(Reflecting. Haha. Get it?!)
So, tomorrow is my last day at IU as a freshman.
And it feels. So. Weird.
At times, this year seemed like it would never end. First semester in particular was...tough. Moving away from all I've ever known, starting over socially and academically, and getting used to the giant mass of people at this school...was a lot. I remember coming into IU with the intent of majoring in Journalism with a minor or double major in Theatre. Feeling certain I would be in a choir and hoping to get involved in some shows, as well. Ending up as an Elementary Ed major, who didn't even make it into choir first semester and never got into theatre at all.
I went pot-luck with my roommate, which didn't end so great. (She, for whatever reason, hated me enough to move out at the end of the semester.

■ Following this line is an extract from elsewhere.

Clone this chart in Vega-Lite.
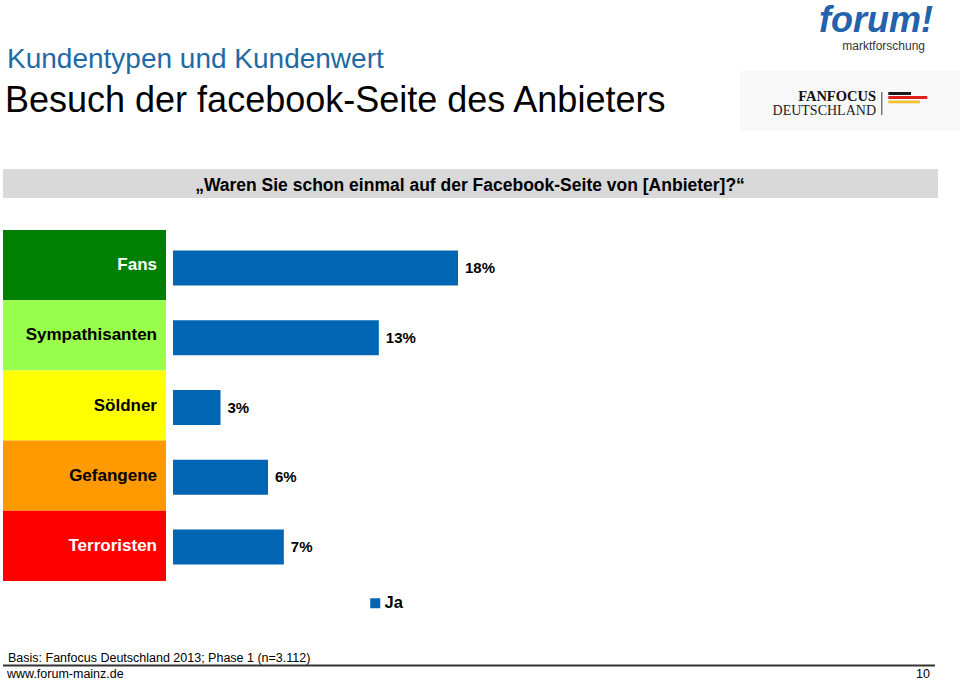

Without telling me.) But that turned out to be a blessing in disguise, because that left a spot for my friend Brittany to move in. And Brittany soon became the best roommate ever, and now I can't imagine life at IU without her friendship! <3 :)
(Ahhhwww. I miss my roomie already.)
Getting rejected from choir was easily one of the most devastating experiences of my life. (And I know, if that's the worst thing that's ever happened to me, I'm a pretty lucky girl.) The one talent I felt sure of in a time of change and uncertainty failed me. I was really alone and really sad. And a lack of extracurriculars or clubs left me a little socially isolated. Thank God I made it in second semester, because I don't know what I'd do without SH. It's been so great to feel like a part of something and be surrounded by friendly people at rehearsal every day. I really hope the new director chooses to keep everyone in the group. It'd be absolutely awful to lose something that's quickly become very special to me.

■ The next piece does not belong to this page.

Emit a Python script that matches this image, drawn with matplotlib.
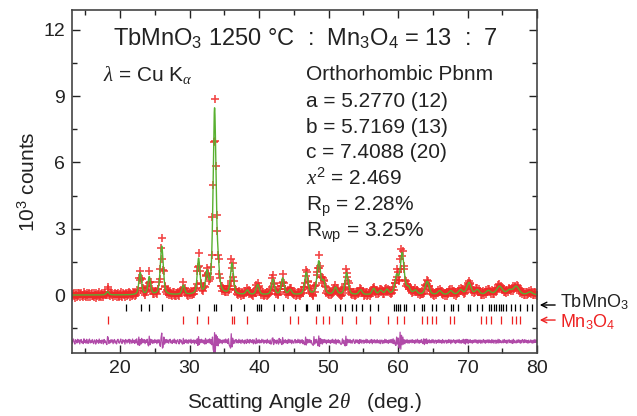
import matplotlib
matplotlib.use("Agg")
import matplotlib.pyplot as plt
import numpy as np
from matplotlib.ticker import MultipleLocator

plt.rcParams['font.family'] = ['Liberation Sans', 'DejaVu Sans']
plt.rcParams['mathtext.fontset'] = 'custom'
plt.rcParams['mathtext.rm'] = 'Liberation Sans'
plt.rcParams['mathtext.it'] = 'Liberation Serif:italic'
plt.rcParams['mathtext.bf'] = 'Liberation Sans:bold'

# peaks: position (deg), height (10^3 counts), FWHM (deg)
peak_pos = [18.2, 22.9, 24.2, 26.0, 29.1, 31.3, 32.5, 33.6, 34.1, 36.1, 38.3,
            39.8, 42.0, 43.4, 44.5, 46.8, 48.6, 49.3, 51.0, 52.6, 54.6, 56.5,
            57.5, 58.4, 59.8, 60.6, 61.5, 62.5, 64.2, 66.0, 67.6, 69.0, 70.2,
            71.4, 73.0, 74.6, 76.0, 77.0, 79.0]
peak_h = [0.15, 1.0, 0.8, 2.2, 0.42, 1.6, 0.9, 8.35, 0.9, 1.4, 0.2,
          0.45, 0.7, 0.75, 0.22, 1.0, 1.5, 0.55, 0.32, 1.0, 0.22, 0.28,
          0.18, 0.22, 0.8, 1.85, 0.28, 0.18, 0.6, 0.18, 0.18, 0.22, 0.55,
          0.22, 0.18, 0.38, 0.18, 0.38, 0.13]
peak_w = [0.45, 0.45, 0.45, 0.5, 0.45, 0.45, 0.45, 0.5, 0.45, 0.5, 0.5,
          0.5, 0.5, 0.5, 0.5, 0.55, 0.6, 0.5, 0.55, 0.55, 0.55, 0.55,
          0.55, 0.55, 0.6, 0.65, 0.6, 0.6, 0.65, 0.65, 0.65, 0.7, 0.7,
          0.7, 0.8, 1.0, 0.8, 1.0, 0.8]
background = 0.0

# obs - calc in units of 10 counts, one value per 0.1 deg from 13.0 to 80.0
resid = [
    6, -9, 3, 11, -5, -12, 8, 2, -7, 10,
    -3, 7, -11, 4, 9, -6, 1, -10, 12, -4,
    5, -8, 10, -2, -9, 6, 11, -7, 3, -5,
    9, -4, -10, 7, 2, -12, 8, -3, 5, -8,
    11, -6, 4, -9, 7, 1, -11, 9, -5, 3,
    -8, -14, 22, 16, -9, 4, -6, 8, -3, 7,
    -10, 5, 9, -7, 2, -11, 6, 10, -4, -8,
    3, 11, -6, -9, 8, -2, 5, -12, 9, 4,
    -7, 6, -3, 10, -10, 7, 2, -8, 11, -5,
    4, -9, 8, -6, 12, -10, -16, 20, -18, 8,
    -12, 14, -6, 9, -5, 8, -10, 6, -4, 10,
    -14, -20, 24, -15, 10, -6, 8, -9, 5, -7,
    9, -4, 6, -10, 7, -5, 8, -14, -22, 18,
    38, -30, -25, 20, -12, 8, -6, 9, -5, 7,
    -8, 5, 10, -6, 3, -9, 7, -4, 11, -7,
    6, -10, 4, 8, -5, -11, 9, -3, 6, -8,
    -12, 14, -10, 6, -4, 9, -7, 5, -9, 8,
    3, -6, 10, -8, 5, -4, 7, -11, 6, -3,
    -9, 12, -18, 22, -14, 8, -6, 10, -5, 7,
    -8, 6, -12, 14, -10, 7, -5, 9, -6, 12,
    -10, 8, -15, 20, -35, -50, 40, -55, 30, -18,
    22, -20, 12, -8, 9, -6, 5, -10, 7, -4,
    8, -6, 11, -5, 7, -9, 12, -15, -22, -30,
    35, -25, 15, -10, 6, -8, 5, 9, -6, 4,
    -7, 10, -4, 6, -9, 5, 8, -6, 3, -10,
    7, -5, -9, 10, -4, 6, -8, 9, -3, 5,
    -6, 8, -11, 7, -4, -10, 14, -8, 6, -5,
    9, -7, 4, -6, 10, -3, 7, -9, 5, -4,
    6, -8, 10, -5, 3, -9, 7, -12, -10, 15,
    16, -14, 8, -6, 5, -10, 7, -4, -12, 14,
    -6, 9, -8, -14, 18, -10, 6, -5, 8, -7,
    4, -9, 10, -6, 8, -5, 7, -10, 6, -3,
    -8, 5, 9, -7, 4, -6, 10, -4, 7, -9,
    6, -5, 8, -10, 4, -12, -15, 20, -16, 10,
    -7, 8, -5, 9, -6, 4, -10, -14, -18, 22,
    -12, 8, -6, 10, -8, -20, 25, -22, 14, -9,
    10, -12, 8, -6, 9, -5, 7, -10, 6, -4,
    8, -6, 5, -9, 7, -4, 10, -7, 5, -8,
    10, -12, 6, -5, 8, -7, 4, -9, -14, -10,
    12, -8, 6, -16, -20, 24, -18, 10, -6, 8,
    -5, 9, -7, 4, -8, 6, 10, -5, -9, 7,
    -4, 8, -6, 5, -10, 9, -5, 7, -8, 4,
    6, -9, 5, -4, 10, -7, 8, -5, 3, -8,
    7, -5, 9, -10, 6, -4, 8, -7, 5, -6,
    9, -6, 4, -8, 7, -10, 5, 6, -9, 4,
    -7, 10, -5, 8, -6, 4, -9, 7, -5, 8,
    -6, 9, -8, 12, -10, 6, -14, -18, 20, -12,
    16, -22, -30, 42, -35, 28, -15, 20, -12, 8,
    -10, 6, -5, 9, -7, 5, -8, 6, -4, 7,
    -6, 8, -5, 4, -9, 7, -6, 5, 10, -7,
    5, -8, 6, -4, 9, -6, -10, 12, -14, 10,
    -8, 12, -10, 6, -5, 8, -7, 4, -6, 9,
    -5, 7, -8, 4, 6, -9, 5, -4, 8, -6,
    7, -5, 4, -8, 9, -6, 5, -7, 4, 6,
    -8, 5, -6, 9, -4, 7, -10, 6, -5, 4,
    8, -6, 5, -9, 6, -4, 7, -5, 9, -7,
    4, -8, 6, -5, 10, -9, 8, -12, 10, -6,
    9, -10, 7, -5, 8, -6, 4, -8, 6, -5,
    7, -4, 8, -6, 5, -9, 6, -4, 7, -8,
    5, -7, 4, 9, -6, 5, -8, 6, -4, 7,
    -6, 8, -5, 4, -7, 9, -5, 6, -8, 4,
    6, -9, 5, -6, 10, -7, 8, -5, 4, -6,
    -5, 7, -6, 9, -4, 5, -8, 6, -7, 5,
    8, -5, 4, -7, 6, -9, 10, -6, 5, -4,
    -7, 6, -5, 8, -4, 6, -8, 5, -6, 9,
    5, -6, 8, -4, 7, -5, 4, -8, 6, -5,
    -4, 7, -6, 5, -8, 6, -5, 9, -4, 6,
    -5,
]

# Bragg positions
tb_ticks = [20.8, 23.0, 24.2, 26.1, 31.4, 33.5, 33.8, 35.9, 37.8, 39.7, 40.0,
            40.3, 42.1, 43.5, 45.2, 46.7, 46.9, 48.4, 48.7, 51.0, 51.7, 52.4,
            53.4, 53.9, 54.8, 56.0, 57.1, 59.4, 59.7, 60.0, 60.3, 60.8, 61.2,
            62.3, 63.5, 63.8, 64.9, 65.4, 66.6, 67.6, 67.9, 68.7, 70.0, 70.3,
            71.4, 72.1, 73.1, 73.4, 73.8, 74.1, 74.5, 74.8, 75.1, 75.5, 76.2,
            76.9, 77.6, 78.6, 79.3]
mn_ticks = [18.2, 29.0, 31.0, 32.6, 36.1, 36.4, 38.2, 44.4, 45.6, 48.2, 49.2,
            50.0, 51.9, 53.9, 56.0, 58.5, 59.9, 60.8, 63.5, 64.2, 64.9, 65.4,
            67.5, 68.0, 71.9, 72.6, 73.4, 74.8, 76.4, 77.0, 77.6]
diff_offset = -2.1


def profile(x):
    y = np.full_like(x, background)
    for p, h, w in zip(peak_pos, peak_h, peak_w):
        d = (x - p) / (w / 2)
        y += h * (0.5 / (1 + d**2) + 0.5 * np.exp(-np.log(2) * d**2))
    return y


x_fine = np.linspace(13.0, 80.0, 4000)
x_obs = 13.0 + 0.1 * np.arange(len(resid))
diff = np.array(resid) / 100.0
obs = profile(x_obs) + diff

fig = plt.figure(figsize=(6.37, 4.16), dpi=100)
ax = fig.add_axes([0.113, 0.151, 0.730, 0.825])

ax.plot(x_obs, obs, ls='none', marker='+', ms=6, mew=1.2, color='#f02828', alpha=0.85)
ax.plot(x_fine, profile(x_fine), color='#58b030', lw=1.0)
ax.vlines(tb_ticks, -0.40, -0.74, color='k', lw=0.9)
ax.vlines(mn_ticks, -0.95, -1.30, color='#ee2222', lw=0.9)
ax.plot(x_obs, diff + diff_offset, color='#b04aa8', lw=0.9)

ax.set_xlim(13.08, 80)
ax.set_ylim(-2.63, 12.9)
ax.xaxis.set_major_locator(MultipleLocator(10))
ax.xaxis.set_minor_locator(MultipleLocator(5))
ax.yaxis.set_major_locator(MultipleLocator(3))
ax.yaxis.set_minor_locator(MultipleLocator(1.5))
ax.tick_params(which='both', direction='in', top=True, right=True, labelsize=14, colors='#222222')
ax.tick_params(which='major', length=6, width=1, pad=5)
ax.tick_params(which='minor', length=3.5, width=1)
for s in ax.spines.values():
    s.set_color('#444444')
    s.set_linewidth(1.2)

ax.set_xlabel(r"Scatting Angle 2$\theta$   (deg.)", fontsize=15, color='#222222', labelpad=10)
ax.set_ylabel(r"10$^3$ counts", fontsize=15, color='#222222', labelpad=3)

ax.text(46.7, 11.3, r"TbMnO$_3$ 1250 °C  :  Mn$_3$O$_4$ = 13  :  7", ha='center', va='baseline',
        fontsize=17, color='#222222')
ax.text(17.5, 9.7, r"$\lambda$ = Cu K$_\alpha$", ha='left', va='baseline', fontsize=15, color='#222222')
info = ["Orthorhombic Pbnm", "a = 5.2770 (12)", "b = 5.7169 (13)", "c = 7.4088 (20)",
        r"$x^2$ = 2.469", r"R$_\mathrm{p}$ = 2.28%", r"R$_\mathrm{wp}$ = 3.25%"]
info_y = [9.71, 8.50, 7.32, 6.19, 4.98, 3.82, 2.64]
for t, yy in zip(info, info_y):
    ax.text(46.8, yy, t, ha='left', va='baseline', fontsize=15, color='#222222')

ax.annotate('', xy=(1.0, -0.45), xytext=(1.045, -0.45), xycoords=('axes fraction', 'data'),
            arrowprops=dict(arrowstyle='->', color='k', lw=1))
ax.annotate('', xy=(1.0, -1.13), xytext=(1.045, -1.13), xycoords=('axes fraction', 'data'),
            arrowprops=dict(arrowstyle='->', color='#ee2222', lw=1))
ax.text(1.05, -0.55, r"TbMnO$_3$", transform=ax.get_yaxis_transform(), ha='left', va='baseline',
        fontsize=13, color='#222222', clip_on=False)
ax.text(1.05, -1.44, r"Mn$_3$O$_4$", transform=ax.get_yaxis_transform(), ha='left', va='baseline',
        fontsize=13, color='#ee2222', clip_on=False)

fig.savefig('out.png', dpi=100)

(Singing Hoosiers banquet!)
I also really missed the comfort of home and my wonderful family. And Josh's family, too. And definitely my cat :((((
I'm so glad I went to school close to home so I can frequently come home for the weekend. Next year with a car, it will be even easier, which is great! I honestly prefer being taken care of and comfortable at home to having the freedom that comes with living in a dorm. I'll take my full-size bed and clean bathroom over a top-bunk twin and shower shoes any day. But I've gotten acclimated to it. And, dare I say, I may miss this room a little bit.
But, there have definitely been some great moments this year. Decorating every inch of my dorm room for each and every holiday (hand turkeys, pumpkins, Christmas lights, heart-shaped doilies...you get the picture). Creating chalk art all around my dorm and getting compliments. Someone actually took a photo of me one time...still not sure about that. Meeting a bunch of cool kids from Teter, SH, and my classes. Going to shows, movies, and get-togethers. Getting some great grades and really enjoying (most of) my classes. Discovering my passion for teaching. Rekindling my passion for singing by performing in the SH spring concert and Coffeehouse. Discovering a little bit of freedom. Getting even closer to my amazing Josh, who was there for me through every sad time, happy time, exciting, exhausting, difficult, and wonderful time. It was a hard year overall, but there were a lot of laughs, hugs, and smiles, as well.
All in all, I guess this year wasn't half-bad. I'm so excited for the summer ahead of me, and beyond that, SOPHOMORE YEAR! Gosh, I am old. Ha.
One more final tomorrow evening, and I'm on the road for home. Wish me luck!